Spitfire takes to the skies 71 years after leaving Hornchurch RAF
PUBLISHED: 18:00 07 September 2011
A Second World War Spitfire that lay buried under a Calais beach for more than four decades has again taken to the skies in a historic flight last week.
It was a touching moment for the team behind the multimillion pound restoration of the plane, which made its last fateful flight from Hornchurch Aerodrome on May 24, 1940.
With Pilot Officer Peter Cazenove at the helm, the P9374 Mk1 Spitfire had taken off from the former RAF Hornchurch with the 92 Squadron, headed for the Dunkirk evacuation.
But just before reaching the French coast the squadron ran into German aircraft, which shot down Cazenove’s Spitfire.
The pilot managed to make an emergency landing on a beach near Calais, then still in Allied hands.
The Spitfire landed wheels-up, with Cazenove walking away unharmed only to be captured by advancing Germans soon after.

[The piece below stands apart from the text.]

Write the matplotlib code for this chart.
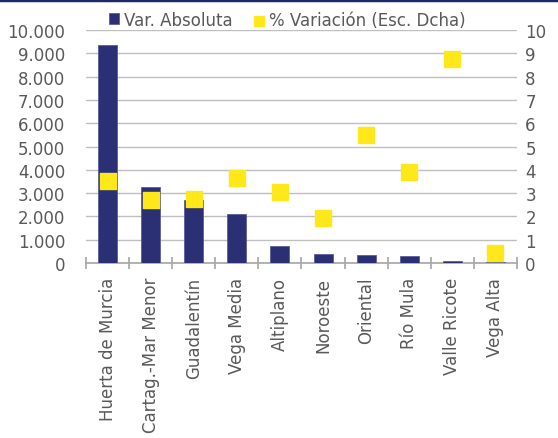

Cazenove was to be a prisoner of war for the next five years and even involved in some of the planning for The Great Escape – made famous by the 1963 film of the same name.
Meanwhile, his spitfire was left to sink forgotten into the sand for the next 40 years…until a chance discovery in 1980 that would ultimately see it take to the skies once more.
After being recovered by military aircraft enthusiasts, the plane was later sold to a multibillionaire American collector.
The collector invested millions restoring P9374, with the plane finally making two successful 15minute test flights last Thursday and Friday in Duxford, near Cambridge.
It’s the first time P9374 has flown in 71 years, making it the world’s oldest surviving airworthy Mk1 Spitfire.
Unfortunately, the special flight will never be seen by Cazenove who passed away just weeks before the spitfire was discovered.
According to military historian Andy Saunders, who has written a book on P9374 to be released by Grub Street publishers at the end of the year, Cazenove even said to his wife ‘I wonder what ever happen to my spitfire,’ not long before passing away.
Mr Saunders told the Recorder: “The engineering that’s gone into recreating it is astonishing. It’s a huge development done by somebody with huge enthusiasm and deep pockets.”